No one is alone. Not even Joseph, and Mary, and the infant Jesus.
When I think of the birth of Jesus, I think of Joseph and Mary—going to a strange place---traveling from inn to inn…looking for a place to stay…alone. rejected.
Yet, when I read the story in Luke, in the CEB translation…. we hear: While Mary and Joseph were in Bethlehem, the time came for Mary to have her baby. She gave birth to her firstborn child, a son, wrapped him snugly, and laid him in a manger, because there was no place for them in the guestroom.
Guestroom. Yes. It seems that all along, there might not have been an INN like we think of it. A motel.
Matthew has nothing about the actual birth besides: Jesus was born in Bethlehem in Judea during the rule of King Herod. And then we hear the magi story. No lonely Joseph and Mary going place to place to find room to give birth.
Somehow, I think this appeals to us, the idea of Joseph and Mary being rejected. I recall many a Christmas pageant, where there were lots of innkeepers. All saying no, until the last one. It did give each of the children a part in the play.

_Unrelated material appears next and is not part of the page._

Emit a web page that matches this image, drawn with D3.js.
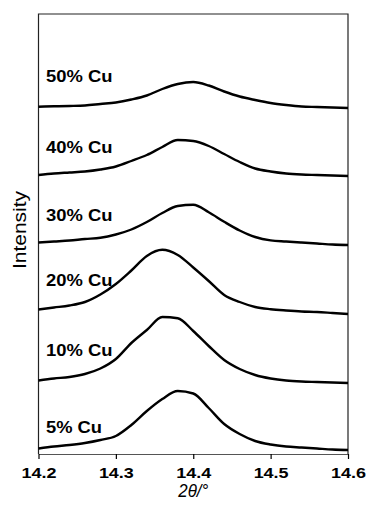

But in the story, the first one person who answered the door said YES. Of course. But there isn’t room in the normal place you would stay. The guestroom or the upper room. Why? All those other relatives, second and third cousins, folks you might not know, who also arrived for the census, they are already here. But in naming your own heritage, “I am Joseph, son of Jacob, song of Matthan,” which we hear in the very beginning of Matthew…and This is Mary my wife. About to give birth” Of course! Jacob, son of Matthan …you would have a place to stay. No room in the guestroom, the upper room, it is packed, but here, stay here in the great room, the living room, where we bring the animals in at night…you can come here.
That’s why there was a manger. Not out in a barn. But we bring the animals in to the house. To keep them safe and warm. And Jesus, the bread of life, Word made flesh, was laid, snugly wrapped in a manger, a place for food, for animals.
Jesus was born in the midst of lots of people. Which was probably a blessing for Mary and Joseph. Women there to help with the birth and to provide wisdom and food for them.
Joseph, having had this amazing dream about Mary and her child, was given a place with his family, because that is what the people did. You are my great uncles grandson?
Of course you are! Come in! Sorry it is so crowded. We will make due. Speaking of due, my goodness! Wife! Daughters! Aunts! Come and help this young mother to be!
Just imagine. All those people. All that ….flesh.
The WORD became flesh. That WORD that was there in the very beginning, That WORD became flesh.
Stop and feel your hands. Flesh. Feel your face. Flesh.
Touching your loved ones faces and hands…The WORD became FLESH. Soft and smooth like a baby’s skin. Wrinkled, dry, and droppy like many of us. But flesh all the same.
Became a part of you and me. What we are as human beings.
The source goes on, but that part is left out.